I’ve needed intermittent breaks from the flood cleanup, and so I selected an Indie-published space opera series to read for that purpose, forsaking all other reading–light, inconsequential, fun.
But fun marred by faulty execution. Oh, the plots are typical light space opera and the characters stalwart heroes and evil villains, etc. All Flash Gordon/Doc Smith Lensman (without the superman/superwoman aspect) type plots, etc. IOW, just good light fun.
Except. The writer bragged on his editor. That’s an almost sure sign that both the writer and his editor are not formally literate, and have a disconnect between their verbal fluency and subliteracy, evidenced in writer errors of grammar, punctuation, word misusage, and more that survive the “editing” process to publication.

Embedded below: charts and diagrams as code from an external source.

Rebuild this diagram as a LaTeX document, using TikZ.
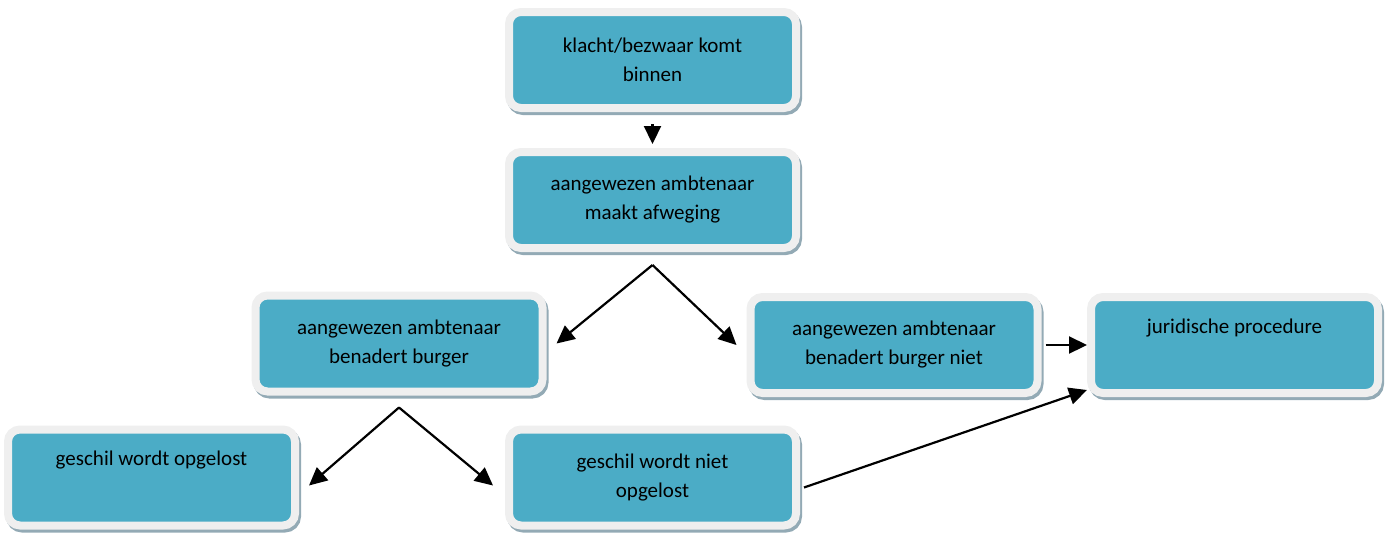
\documentclass[tikz,border=0pt]{standalone}
\usepackage{fontspec}
\setmainfont{Carlito}
\usetikzlibrary{arrows.meta,positioning}

\definecolor{boxteal}{HTML}{4BACC6}
\definecolor{boxframe}{HTML}{EFEFEF}
\definecolor{boxshadow}{HTML}{93AAB5}

\tikzset{
  stap/.style={rectangle, rounded corners=6pt, fill=boxteal, draw=boxframe,
    line width=4pt, minimum width=143.5pt, minimum height=48pt, align=center,
    text=black, font=\fontsize{10.5}{14.5}\selectfont,
    preaction={draw=boxshadow, fill=boxshadow, line width=4pt,
      transform canvas={shift={(1pt,-1.5pt)}}}},
  pijl/.style={->, line width=1.1pt}
}

\begin{document}
\begin{tikzpicture}[x=0.5pt, y=-0.5pt, >={Triangle[length=9pt,width=8.5pt]}]
      \useasboundingbox (0,0) rectangle (1389,532);
      % stappen
      \node[stap] (klacht) at (652.5,60) {klacht/bezwaar komt\\binnen};
      \node[stap] (afweging) at (652.5,200) {aangewezen ambtenaar\\maakt afweging};
      \node[stap] (benadert) at (399,343.5) {aangewezen ambtenaar\\benadert burger};
      \node[stap] (nietbenadert) at (894,345) {aangewezen ambtenaar\\benadert burger niet};
      \node[stap] (juridisch) at (1234.5,345) {juridische procedure\\\strut};
      \node[stap] (opgelost) at (151.5,477.5) {geschil wordt opgelost\\\strut};
      \node[stap] (nietopgelost) at (652.5,477.5) {geschil wordt niet\\opgelost};
      \coordinate[below=6.5pt of afweging] (splitsing1);
      \coordinate[below=6pt of benadert] (splitsing2);
      % pijlen
      \draw[pijl] ([yshift=-6pt]klacht.south) -- ([yshift=2pt]afweging.north);
      \draw[pijl] (splitsing1) -- ([xshift=5pt]benadert.east);
      \draw[pijl] (splitsing1) -- ([xshift=-5pt]nietbenadert.west);
      \draw[pijl] (splitsing2) -- ([xshift=5pt,yshift=-4pt]opgelost.east);
      \draw[pijl] (splitsing2) -- ([xshift=-6pt,yshift=-4pt]nietopgelost.west);
      \draw[pijl] ([xshift=2pt]nietbenadert.east) -- (juridisch.west);
      \draw[pijl] ([xshift=2pt,yshift=-5pt]nietopgelost.east) -- ([yshift=-22.5pt]juridisch.west);
\end{tikzpicture}
\end{document}
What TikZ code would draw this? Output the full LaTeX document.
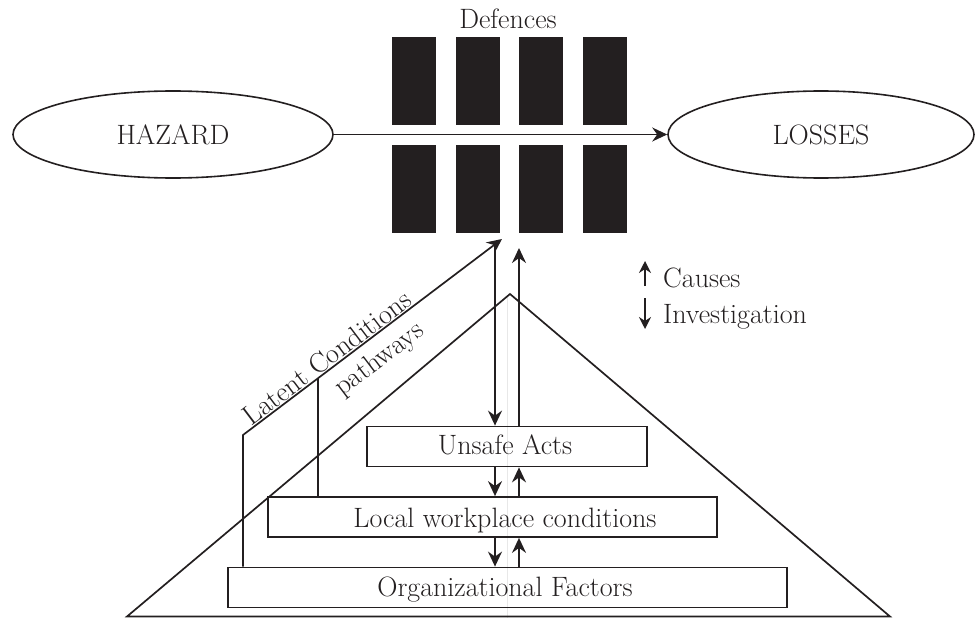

And that’s a shame, because the books are otherwise quite enjoyable, light fare, something the writer stated he was aiming for.
Oh, well. It’s still better than discarding soaked boxes of books, ripping up and discarding carpeting, bleaching walls and floors, and more. And. . . all the errors actually provide a distraction of their own. *heh*
OK, one example of so very FREAKING many:
“A bright blaze of color shown from a split in the corpse’s suit.”
Shone (although “shined” would be preferable) or showed? Which did the writer intend with his misuse of “shown”? One can guess, but unless the writer (or at least his editor) improves his written vocabulary, one can only guess.